1723-12-15, de Pierre Robert Le Cornier de Cideville à Voltaire [François Marie Arouet].
Quand on sent qu’à Maisons L'implacable furie
Qui souffle dans Paris La Mort et La terreur,
Avec tous ses poisons attaquoit vostre vie
Cher Voltaire, on frémit d'horreur.
A la ville, à la Cour, dont vous fistes les charmes
Tout prit de la douleur Le funeste maintien.
Pour vous donner Les plus sincères larmes
Il ne faloit qu'estre bon citoyen. . . .
Nous croyions, disoit'on, qu'enfin le Ciel plus juste
Donnoit un Virgile aux François,
Que nos talents auroient sur le siècle d'Auguste
Le prix qu'ont déjà nos exploits.
Insensés! . . . Joüit'on de ces hommes illustres
Dont l'esprit devance les ans?
Alexandre, Virgile, à peine eurent sept lustres. . . .
Les fleurs finissent au printemps.
Le Temps qui détruit tout, jaloux que leur mémoire
Echape à son avidité,
Se vange en arrachant Les héros à la gloire
De son pouvoir trop limité.
Voilà ce qu'en public une trop juste crainte
Vous rendoit de regrets pompeux.
Mais Les cœurs bien touchés sont fermés à la plainte
Et n'en sont que plus malheureux. . . .
Pour moy dont L’âme ennyvrée
Du plaisir de vous revoir
Portoit plus loin son idée
Et sur son ardeur fondée
Peutestre un peu trop tost s’étoit permis l'espoir
De se voir quelque jour à la vostre liée,
Effrayé de tout mon malheur
Je demeuray stupide . . . attéré de douleur. . . .

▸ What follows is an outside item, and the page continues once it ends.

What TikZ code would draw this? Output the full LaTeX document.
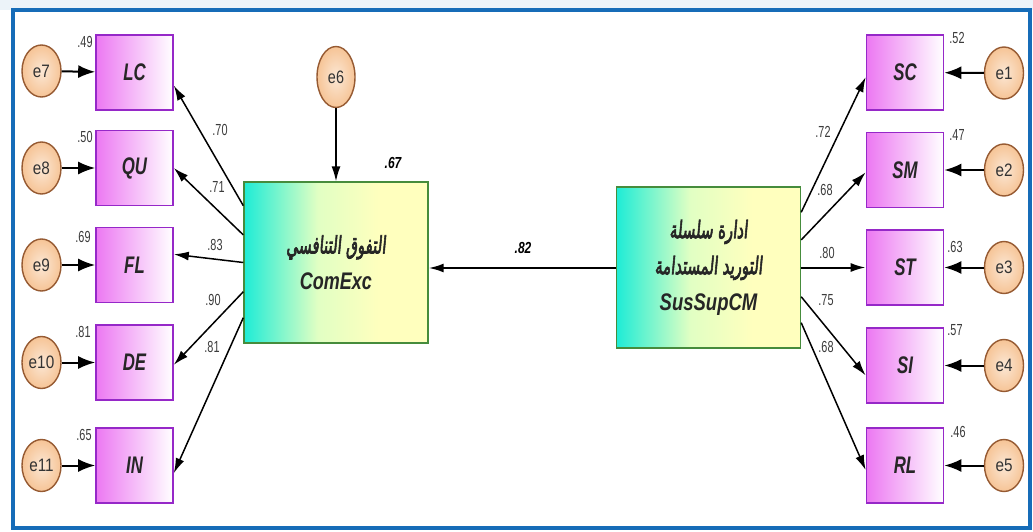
\documentclass[tikz,border=0pt]{standalone}
\usepackage{fontspec}
\usepackage{graphicx}
\setmainfont{Liberation Sans}
\newfontfamily\arabicfont[Script=Arabic,FakeBold=3.5,FakeSlant=0.15]{DejaVu Sans}
\TeXXeTstate=1
\usetikzlibrary{arrows.meta,calc,shapes.geometric}

\definecolor{frameblue}{RGB}{22,108,184}
\definecolor{obsline}{RGB}{150,40,200}
\definecolor{obsleft}{RGB}{236,120,242}
\definecolor{latline}{RGB}{70,140,60}
\definecolor{latleft}{RGB}{30,236,214}
\definecolor{latmid}{RGB}{225,255,195}
\definecolor{latright}{RGB}{255,255,190}
\definecolor{errline}{RGB}{150,90,50}
\definecolor{errfill}{RGB}{246,196,150}
\definecolor{coefgray}{RGB}{60,60,60}

\pgfdeclarehorizontalshading{latshade}{100bp}{color(0bp)=(latleft); color(25bp)=(latleft); color(45bp)=(latmid); color(62bp)=(latright); color(100bp)=(latright)}

\newcommand\narrowtxt[2]{\scalebox{#1}[1]{#2}}
\newcommand\arabtxt[1]{\narrowtxt{0.62}{\arabicfont\mdseries\upshape\beginR #1\endR}}

\tikzset{
  obsbox/.style={draw=obsline, line width=1.6pt, minimum width=77pt, minimum height=75pt,
    left color=obsleft, right color=white, inner sep=0pt,
    font=\fontsize{24}{24}\selectfont\bfseries\itshape, text=black!85},
  latbox/.style={draw=latline, line width=1.4pt, minimum width=184pt, minimum height=161pt,
    shading=latshade, align=center,
    font=\fontsize{24}{36}\selectfont\bfseries\itshape, text=black!85},
  errnode/.style={ellipse, draw=errline, line width=1.4pt, minimum width=39pt, minimum height=52pt,
    inner sep=0pt, inner color=errfill!40, outer color=errfill,
    font=\fontsize{18}{18}\selectfont, text=black!80},
  coef/.style={font=\fontsize{16}{16}\selectfont, text=coefgray, inner sep=0pt},
  boldcoef/.style={font=\fontsize{16}{16}\selectfont\bfseries\itshape, inner sep=0pt},
  errarr/.style={line width=2pt, -{Latex[length=17pt,width=13pt]}},
  patharr/.style={line width=1.5pt, -{Latex[length=15pt,width=9pt]}},
}

\begin{document}
\begin{tikzpicture}[x=1pt,y=-1pt]
  %%%%% FRAME %%%%%
  \useasboundingbox (0,0) rectangle (1033,532);
  \fill[white] (0,0) rectangle (1033,532);
  \fill[frameblue!8] (0,0) rectangle (1033,10);
  \draw[line width=4pt, draw=frameblue, fill=white] (13,10) rectangle (1030,528);

  %%%%% LATENT %%%%%
  \node[latbox] (com) at (336,262.5) {\arabtxt{التفوق التنافسي}\\ \narrowtxt{0.75}{ComExc}};
  \node[latbox] (sus) at (708.5,267.5) {\arabtxt{ادارة سلسلة}\\ \arabtxt{التوريد المستدامة}\\ \narrowtxt{0.77}{SusSupCM}};
  \node[errnode, minimum height=61pt, minimum width=38pt] (e6) at (336,77) {\narrowtxt{0.8}{e6}};

  %%%%% LEFT INDICATORS %%%%%
  \node[obsbox] (lc) at (134.5,72.5) {\narrowtxt{0.7}{LC}};
  \node[obsbox] (qu) at (134.5,168) {\narrowtxt{0.7}{QU}};
  \node[obsbox] (fl) at (134.5,265) {\narrowtxt{0.7}{FL}};
  \node[obsbox] (de) at (134.5,362.5) {\narrowtxt{0.7}{DE}};
  \node[obsbox] (in) at (134.5,465.5) {\narrowtxt{0.7}{IN}};

  \node[errnode] (e7) at (41.5,71) {\narrowtxt{0.85}{e7}};
  \node[errnode] (e8) at (41.5,168) {\narrowtxt{0.85}{e8}};
  \node[errnode] (e9) at (41.5,265) {\narrowtxt{0.85}{e9}};
  \node[errnode] (e10) at (41.5,362.5) {\narrowtxt{0.85}{e10}};
  \node[errnode] (e11) at (41.5,465.5) {\narrowtxt{0.85}{e11}};

  %%%%% RIGHT INDICATORS %%%%%
  \node[obsbox] (sc) at (905,72.5) {\narrowtxt{0.7}{SC}};
  \node[obsbox] (sm) at (905,170) {\narrowtxt{0.7}{SM}};
  \node[obsbox] (st) at (905,267.5) {\narrowtxt{0.7}{ST}};
  \node[obsbox] (si) at (905,365.5) {\narrowtxt{0.7}{SI}};
  \node[obsbox] (rl) at (905,465.5) {\narrowtxt{0.7}{RL}};

  \node[errnode] (e1) at (1004,73) {\narrowtxt{0.85}{e1}};
  \node[errnode] (e2) at (1004,170) {\narrowtxt{0.85}{e2}};
  \node[errnode] (e3) at (1004,267.5) {\narrowtxt{0.85}{e3}};
  \node[errnode] (e4) at (1004,365.5) {\narrowtxt{0.85}{e4}};
  \node[errnode] (e5) at (1004,465.5) {\narrowtxt{0.85}{e5}};

  %%%%% ERROR ARROWS %%%%%
  \draw[errarr] (e7) -- (lc);
  \draw[errarr] (e8) -- (qu);
  \draw[errarr] (e9) -- (fl);
  \draw[errarr] (e10) -- (de);
  \draw[errarr] (e11) -- (in);
  \draw[errarr] (e1) -- (sc);
  \draw[errarr] (e2) -- (sm);
  \draw[errarr] (e3) -- (st);
  \draw[errarr] (e4) -- (si);
  \draw[errarr] (e5) -- (rl);
  \draw[patharr] (e6) -- (com);

  %%%%% PATHS %%%%%
  \draw[patharr] ($(com.north west)!.15!(com.south west)$) -- ($(lc.north east)!.67!(lc.south east)$);
  \draw[patharr] ($(com.north west)!.33!(com.south west)$) -- ($(qu.north east)!.5!(qu.south east)$);
  \draw[patharr] ($(com.north west)!.5!(com.south west)$) -- ($(fl.north east)!.36!(fl.south east)$);
  \draw[patharr] ($(com.north west)!.68!(com.south west)$) -- ($(de.north east)!.53!(de.south east)$);
  \draw[patharr] ($(com.north west)!.84!(com.south west)$) -- ($(in.north east)!.6!(in.south east)$);

  \draw[patharr] ($(sus.north east)!.16!(sus.south east)$) -- ($(sc.north west)!.56!(sc.south west)$);
  \draw[patharr] ($(sus.north east)!.33!(sus.south east)$) -- ($(sm.north west)!.53!(sm.south west)$);
  \draw[patharr, line width=2pt] ($(sus.north east)!.5!(sus.south east)$) -- ($(st.north west)!.5!(st.south west)$);
  \draw[patharr] ($(sus.north east)!.68!(sus.south east)$) -- ($(si.north west)!.63!(si.south west)$);
  \draw[patharr] ($(sus.north east)!.84!(sus.south east)$) -- ($(rl.north west)!.56!(rl.south west)$);

  \draw[patharr, line width=2pt] (sus.west |- 0,268) -- (com.east |- 0,268);

  %%%%% LABELS %%%%%
  \node[coef] at (85,42) {\narrowtxt{0.68}{.49}};
  \node[coef] at (85,137) {\narrowtxt{0.68}{.50}};
  \node[coef] at (83,237) {\narrowtxt{0.68}{.69}};
  \node[coef] at (83,332) {\narrowtxt{0.68}{.81}};
  \node[coef] at (84,435) {\narrowtxt{0.68}{.65}};

  \node[coef] at (957,38) {\narrowtxt{0.68}{.52}};
  \node[coef] at (957,135) {\narrowtxt{0.68}{.47}};
  \node[coef] at (955,247) {\narrowtxt{0.68}{.63}};
  \node[coef] at (955,330) {\narrowtxt{0.68}{.57}};
  \node[coef] at (958,432) {\narrowtxt{0.68}{.46}};

  \node[coef] at (220,130) {\narrowtxt{0.68}{.70}};
  \node[coef] at (217,187) {\narrowtxt{0.68}{.71}};
  \node[coef] at (215,245) {\narrowtxt{0.68}{.83}};
  \node[coef] at (213,300) {\narrowtxt{0.68}{.90}};
  \node[coef] at (212,347) {\narrowtxt{0.68}{.81}};

  \node[coef] at (823,132) {\narrowtxt{0.68}{.72}};
  \node[coef] at (825,190) {\narrowtxt{0.68}{.68}};
  \node[coef] at (827,253) {\narrowtxt{0.68}{.80}};
  \node[coef] at (826,300) {\narrowtxt{0.68}{.75}};
  \node[coef] at (826,347) {\narrowtxt{0.68}{.68}};

  \node[boldcoef] at (393,163) {\narrowtxt{0.75}{.67}};
  \node[boldcoef] at (523,248) {\narrowtxt{0.75}{.82}};
\end{tikzpicture}
\end{document}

Tel meurt L'homme écrasé par La foudre lancée. . . .
Eh qu'auroit donc souffert mon cœur?
Si jamais séparé par L'absence cruelle
J'avois entretenu sa pente naturelle,
Si toujours près de vous, et payé de mon zèle
J'avois goûté L'appas flateur
D'une tendresse mutuelle
Si digne enfin d'estre choisy
Par L'homme le plus estimable,
J'avois pû me dire L'amy
De L'amy Le plus véritable. . . .
Mais vous vivés. . . . La Parque a respecté vos jours
J'en aprens la nouvelle
Par cet amy fidelle
Qui sur Les vostres seuls des siens réglant le Cours
Pour se les prolonger vous porta du secours,
Pour qui, plus inquiet que de la maladie
Dont Le feu dévorant alloit vous consumer,
D'une voix foible, [ . . .]
On vous entendit réclamer
Les biens faits de vostre patrie,
Dernier et tendre effort d'un cœur qui veut aimer
Audelà mesme de la vie. . . .
Mais vous vivés. . . . Que La nymphe aux cent voix
Les fasse éclater à la fois.
Je ne fermeray plus en tremblant mon oreille,
Je l'entends publier que rival de Corneille
Vous allés enrichir le Théâtre françois.
Bientost je la verray d'une course rapide
Parcourant L'univers de L'aurore au couchant,
Etonner Le peuple sçavant
En luy montrant vostre Eneïde. . . .
Tandis que couronnés de fleurs
A ses cris d'allégresse
Nos chantres à L'envy vont mesler Les douceurs
D'hymnes reconnoissants, de chants pleins de tendresse,
Que sur un char pompeux nostre France s'empresse
De vous conduire aux honneurs.
J'ay de ce peu de fleurs semé vostre passage,
Nous vous rendons Voltaire un plus flatteur hommage
Par L'encens épuré qui brusle dans nos cœurs.